Gov. Jerry Brown called for a 25% reduction in water use, however in Rancho Santa Fe, a “rich/high income community”, water use went up by 9%. Should rich people limit the amount of water they use, even if they can afford tons of it?

Hadley: Across the board percentage reductions are necessary, overdue, and not particularly effective. 25% of the Peninsula’s lawn-watering water budget is not the same as 25% of Pacoima’s lawn-watering budget. Tiered pricing will help reach not percentage decreases but absolute decreases. And we think its not unrealistic to expect the R-word (rationing) at some point in the not-too-distant future.
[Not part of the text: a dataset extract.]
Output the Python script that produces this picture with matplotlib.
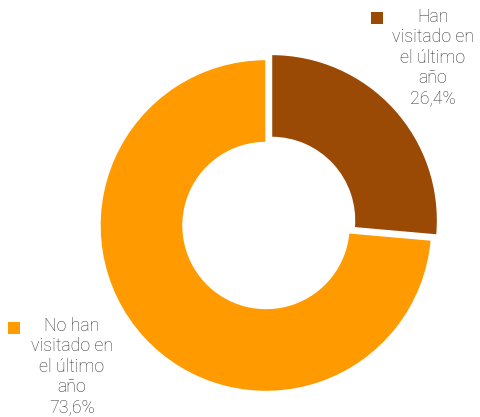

The point is whether it’s fair to ask a renter in a parched low-income neighbourhood where irrigation water may be putting supplementary food on the table to cut 25% from an already low water budget, while asking huge estate-owners to cut back on watering their golf-course sized lawns by the same percentage? It won’t be long before we are moving past percentage reductions and looking at equitable gallon-per-person targets, incentivizing staying within those allotments and/or penalising going beyond them.

What can you tell us about privately controlled water banks? Are they having any impact on our current drought?

Hadley: I know little to nothing about private water banks but the concept gives me the willies. The idea of water controlled by or for wealth is — for me — incompatible with the public interest, incompatible with water as a human right, incompatible with a central credo of the West: agua es vida, water is life. We are familiar, however, with a form of water banking in rural New Mexico that takes place in the context of water collaboratives — -democratically managed, cooperatively owned and managed water districts. We’d love to see how small scale water banking systems might be applied to networked neighbourhood watershed districts in urban centres — but it will take retooled governance and metering technologies as well as a retooled built environment and informed citizenry.

I was wondering if there’s one place in the world you think is really succeeding at dealing with drought and water scarcity — a city or country you look to as a model.

Hadley: Australia’s Millennial Drought (2000-2010) really opened its eyes and made it a leader. They are now leaders in water-sensitive urban design — capturing rainwater and stormwater at as many scales as possible. When some Aussies came to a conference we hosted in 2012 and travelled a bit in the Southwest beforehand, they came back to LA shocked that we aren’t water-catchers. Where are your rain barrels? Andy Lipkis, founder of TreePeople, tells a story about Aussies: they used to say, G’day. Now they ask, How’s your tank?

As a Southern California resident looking to get a home, can I stay here, or should I look for a home in another state?

Peter: I’ll tell you what I’d tell myself: stay. This is an exciting time and it requires us to cope and innovate. Look for a home, and adapt (with) it. Plenty of studies would say there’s enough water here — we just don’t use or manage it appropriately. The design of our homes and our neighbourhoods can play a role in adjusting that: How to get a lot more — more value, pleasure, nutrition, hygiene, industry, habitat — by using a lot less — less water, less energy. Find your home and let yourself put down roots knowing that those roots have to look and operate like they belong in a drylands — robust and hardy and part of a larger ecology, not transplanted from some greener pasture — and you’ll do just fine.